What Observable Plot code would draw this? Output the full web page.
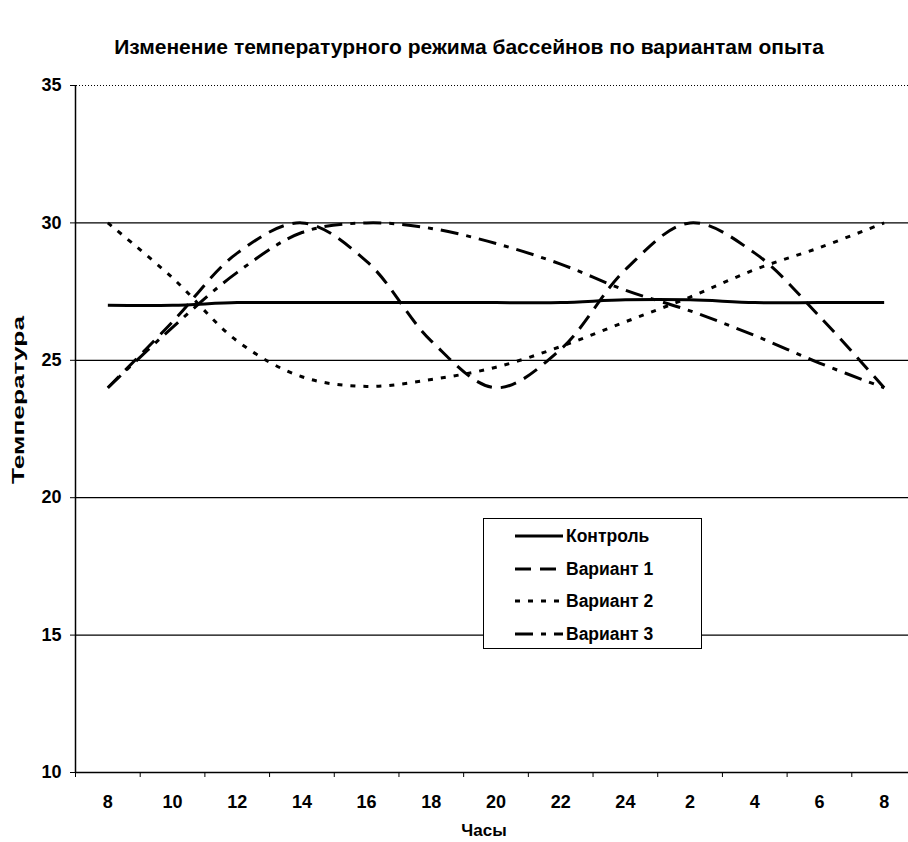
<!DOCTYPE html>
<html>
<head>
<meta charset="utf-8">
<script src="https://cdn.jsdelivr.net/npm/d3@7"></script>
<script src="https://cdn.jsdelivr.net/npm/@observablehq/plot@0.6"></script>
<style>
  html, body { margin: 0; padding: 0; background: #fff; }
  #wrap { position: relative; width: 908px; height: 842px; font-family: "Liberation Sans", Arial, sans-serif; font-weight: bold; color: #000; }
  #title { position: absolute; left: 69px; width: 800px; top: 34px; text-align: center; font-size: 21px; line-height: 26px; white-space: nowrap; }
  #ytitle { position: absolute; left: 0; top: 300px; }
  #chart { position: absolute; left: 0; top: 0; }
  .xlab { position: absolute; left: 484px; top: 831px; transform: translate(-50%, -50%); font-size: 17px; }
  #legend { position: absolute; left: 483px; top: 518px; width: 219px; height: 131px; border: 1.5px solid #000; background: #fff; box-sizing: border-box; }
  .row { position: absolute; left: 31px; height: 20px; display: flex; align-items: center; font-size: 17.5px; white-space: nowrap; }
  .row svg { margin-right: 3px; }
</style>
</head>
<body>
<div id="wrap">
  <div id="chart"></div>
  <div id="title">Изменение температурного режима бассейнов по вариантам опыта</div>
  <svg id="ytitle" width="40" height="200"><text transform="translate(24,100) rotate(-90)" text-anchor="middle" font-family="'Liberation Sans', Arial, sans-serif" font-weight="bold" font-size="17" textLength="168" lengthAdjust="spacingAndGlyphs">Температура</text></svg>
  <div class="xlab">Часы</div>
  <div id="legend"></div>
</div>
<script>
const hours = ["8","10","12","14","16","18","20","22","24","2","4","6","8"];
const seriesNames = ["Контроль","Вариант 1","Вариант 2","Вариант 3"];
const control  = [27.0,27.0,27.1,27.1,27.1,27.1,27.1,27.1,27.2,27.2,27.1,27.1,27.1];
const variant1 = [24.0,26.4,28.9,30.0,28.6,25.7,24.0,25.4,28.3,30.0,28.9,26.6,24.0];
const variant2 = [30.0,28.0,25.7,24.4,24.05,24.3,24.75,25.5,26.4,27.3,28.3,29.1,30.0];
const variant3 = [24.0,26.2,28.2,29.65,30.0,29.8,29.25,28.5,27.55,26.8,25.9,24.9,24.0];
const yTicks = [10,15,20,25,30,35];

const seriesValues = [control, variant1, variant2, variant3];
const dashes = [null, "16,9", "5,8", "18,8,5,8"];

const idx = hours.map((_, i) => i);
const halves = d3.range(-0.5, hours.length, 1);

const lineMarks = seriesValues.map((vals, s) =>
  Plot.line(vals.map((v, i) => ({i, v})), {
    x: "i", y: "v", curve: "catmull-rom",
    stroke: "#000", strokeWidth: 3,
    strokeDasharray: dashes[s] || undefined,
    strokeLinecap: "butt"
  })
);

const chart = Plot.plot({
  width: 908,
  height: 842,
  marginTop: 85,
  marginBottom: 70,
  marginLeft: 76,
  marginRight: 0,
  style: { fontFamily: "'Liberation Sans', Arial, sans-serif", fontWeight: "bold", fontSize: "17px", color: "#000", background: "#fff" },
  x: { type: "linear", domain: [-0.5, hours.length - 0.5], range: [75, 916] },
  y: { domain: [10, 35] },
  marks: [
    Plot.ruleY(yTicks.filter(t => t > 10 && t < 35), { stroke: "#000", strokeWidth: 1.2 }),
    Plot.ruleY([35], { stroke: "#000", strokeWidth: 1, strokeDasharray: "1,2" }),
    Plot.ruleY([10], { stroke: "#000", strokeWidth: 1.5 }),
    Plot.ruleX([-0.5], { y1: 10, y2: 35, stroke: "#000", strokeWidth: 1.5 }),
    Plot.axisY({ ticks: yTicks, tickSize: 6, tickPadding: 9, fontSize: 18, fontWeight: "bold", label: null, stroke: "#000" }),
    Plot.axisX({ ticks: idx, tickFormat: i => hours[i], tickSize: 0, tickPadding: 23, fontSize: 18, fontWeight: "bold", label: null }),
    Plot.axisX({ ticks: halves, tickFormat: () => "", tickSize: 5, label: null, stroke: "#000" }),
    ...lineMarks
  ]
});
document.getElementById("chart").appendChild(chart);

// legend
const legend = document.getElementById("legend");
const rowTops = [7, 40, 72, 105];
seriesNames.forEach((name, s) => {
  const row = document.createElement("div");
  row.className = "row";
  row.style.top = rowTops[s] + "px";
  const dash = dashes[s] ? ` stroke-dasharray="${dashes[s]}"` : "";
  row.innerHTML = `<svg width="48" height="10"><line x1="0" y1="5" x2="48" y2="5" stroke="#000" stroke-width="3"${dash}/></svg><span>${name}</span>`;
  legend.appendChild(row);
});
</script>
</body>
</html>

★ ★ ★ ★ ★ ★ ★

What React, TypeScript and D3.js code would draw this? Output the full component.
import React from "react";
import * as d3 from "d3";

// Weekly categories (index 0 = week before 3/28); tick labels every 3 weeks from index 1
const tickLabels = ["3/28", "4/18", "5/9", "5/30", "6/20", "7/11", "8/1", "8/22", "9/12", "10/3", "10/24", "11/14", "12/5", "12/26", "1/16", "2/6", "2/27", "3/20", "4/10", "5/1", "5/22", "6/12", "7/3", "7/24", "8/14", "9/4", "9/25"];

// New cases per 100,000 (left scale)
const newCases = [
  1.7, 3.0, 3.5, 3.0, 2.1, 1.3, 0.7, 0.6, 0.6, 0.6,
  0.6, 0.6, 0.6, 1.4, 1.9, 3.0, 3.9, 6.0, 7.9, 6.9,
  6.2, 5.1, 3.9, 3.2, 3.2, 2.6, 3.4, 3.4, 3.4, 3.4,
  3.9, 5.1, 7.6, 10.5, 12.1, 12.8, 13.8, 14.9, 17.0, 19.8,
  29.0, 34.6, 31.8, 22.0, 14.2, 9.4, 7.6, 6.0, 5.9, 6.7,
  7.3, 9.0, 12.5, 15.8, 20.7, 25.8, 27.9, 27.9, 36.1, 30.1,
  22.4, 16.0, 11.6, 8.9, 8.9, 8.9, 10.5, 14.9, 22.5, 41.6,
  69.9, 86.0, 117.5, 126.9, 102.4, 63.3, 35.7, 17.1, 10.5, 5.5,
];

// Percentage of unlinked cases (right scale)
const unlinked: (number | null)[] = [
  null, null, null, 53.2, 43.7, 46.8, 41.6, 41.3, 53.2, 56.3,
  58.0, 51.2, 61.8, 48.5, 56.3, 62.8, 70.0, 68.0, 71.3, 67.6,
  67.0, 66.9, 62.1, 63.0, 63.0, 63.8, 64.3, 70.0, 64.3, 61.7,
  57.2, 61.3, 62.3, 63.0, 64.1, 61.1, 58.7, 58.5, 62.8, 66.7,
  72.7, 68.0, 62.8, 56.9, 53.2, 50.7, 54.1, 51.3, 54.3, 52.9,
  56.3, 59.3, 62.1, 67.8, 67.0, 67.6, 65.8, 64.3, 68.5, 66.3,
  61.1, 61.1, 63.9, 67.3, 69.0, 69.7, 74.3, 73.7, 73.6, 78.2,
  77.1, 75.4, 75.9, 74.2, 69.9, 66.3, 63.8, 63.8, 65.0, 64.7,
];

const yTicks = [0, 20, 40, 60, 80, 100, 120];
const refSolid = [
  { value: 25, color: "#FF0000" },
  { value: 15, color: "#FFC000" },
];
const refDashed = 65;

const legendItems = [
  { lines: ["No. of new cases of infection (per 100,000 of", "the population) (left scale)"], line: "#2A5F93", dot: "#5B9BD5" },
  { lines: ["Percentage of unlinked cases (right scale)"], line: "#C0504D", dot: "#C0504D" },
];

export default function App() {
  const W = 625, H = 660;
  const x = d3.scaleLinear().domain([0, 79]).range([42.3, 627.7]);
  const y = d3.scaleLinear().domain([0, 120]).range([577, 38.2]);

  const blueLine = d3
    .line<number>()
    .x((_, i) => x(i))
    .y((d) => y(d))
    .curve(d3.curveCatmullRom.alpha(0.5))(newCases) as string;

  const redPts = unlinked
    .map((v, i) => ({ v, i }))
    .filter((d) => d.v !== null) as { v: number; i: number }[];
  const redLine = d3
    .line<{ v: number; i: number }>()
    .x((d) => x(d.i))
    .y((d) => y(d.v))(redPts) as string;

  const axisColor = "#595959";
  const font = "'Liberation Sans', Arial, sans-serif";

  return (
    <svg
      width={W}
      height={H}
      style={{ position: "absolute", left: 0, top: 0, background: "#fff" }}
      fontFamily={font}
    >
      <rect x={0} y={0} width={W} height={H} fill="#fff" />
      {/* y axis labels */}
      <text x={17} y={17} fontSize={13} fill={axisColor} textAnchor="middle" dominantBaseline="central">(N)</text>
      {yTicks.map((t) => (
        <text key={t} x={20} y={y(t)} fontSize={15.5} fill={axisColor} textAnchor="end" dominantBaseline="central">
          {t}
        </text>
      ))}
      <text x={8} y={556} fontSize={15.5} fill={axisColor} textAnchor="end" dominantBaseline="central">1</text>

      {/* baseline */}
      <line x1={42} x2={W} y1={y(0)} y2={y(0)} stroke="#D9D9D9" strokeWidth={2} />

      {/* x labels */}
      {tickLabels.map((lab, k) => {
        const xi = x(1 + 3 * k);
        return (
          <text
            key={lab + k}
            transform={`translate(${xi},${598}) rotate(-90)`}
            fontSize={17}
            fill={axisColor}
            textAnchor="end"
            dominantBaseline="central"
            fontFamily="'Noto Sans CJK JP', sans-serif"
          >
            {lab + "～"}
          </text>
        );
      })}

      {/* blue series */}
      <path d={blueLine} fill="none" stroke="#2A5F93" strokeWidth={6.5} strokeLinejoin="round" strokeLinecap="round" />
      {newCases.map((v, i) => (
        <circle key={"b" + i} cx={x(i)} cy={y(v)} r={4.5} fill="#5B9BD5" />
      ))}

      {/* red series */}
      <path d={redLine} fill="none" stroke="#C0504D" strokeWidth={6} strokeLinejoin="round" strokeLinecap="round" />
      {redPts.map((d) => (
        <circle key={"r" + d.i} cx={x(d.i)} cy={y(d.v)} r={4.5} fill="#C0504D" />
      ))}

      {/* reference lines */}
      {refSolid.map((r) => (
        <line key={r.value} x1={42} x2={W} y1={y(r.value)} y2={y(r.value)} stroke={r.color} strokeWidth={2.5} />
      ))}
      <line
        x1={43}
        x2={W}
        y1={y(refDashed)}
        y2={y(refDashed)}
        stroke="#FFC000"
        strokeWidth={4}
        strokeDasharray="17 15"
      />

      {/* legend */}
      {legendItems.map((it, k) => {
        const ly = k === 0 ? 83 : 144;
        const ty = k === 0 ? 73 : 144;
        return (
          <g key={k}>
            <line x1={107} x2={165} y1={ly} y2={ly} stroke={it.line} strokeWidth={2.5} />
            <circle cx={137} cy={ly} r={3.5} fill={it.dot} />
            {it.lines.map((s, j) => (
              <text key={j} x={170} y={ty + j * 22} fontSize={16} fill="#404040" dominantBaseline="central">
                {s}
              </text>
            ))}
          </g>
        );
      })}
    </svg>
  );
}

★ ★ ★ ★ ★ ★ ★

Begin at the line that has "What React, TypeScript"; stop after the line that has "import * as". Copy every line in that span exactly.

What React, TypeScript and D3.js code would draw this? Output the full component.
import React from "react";
import * as d3 from "d3";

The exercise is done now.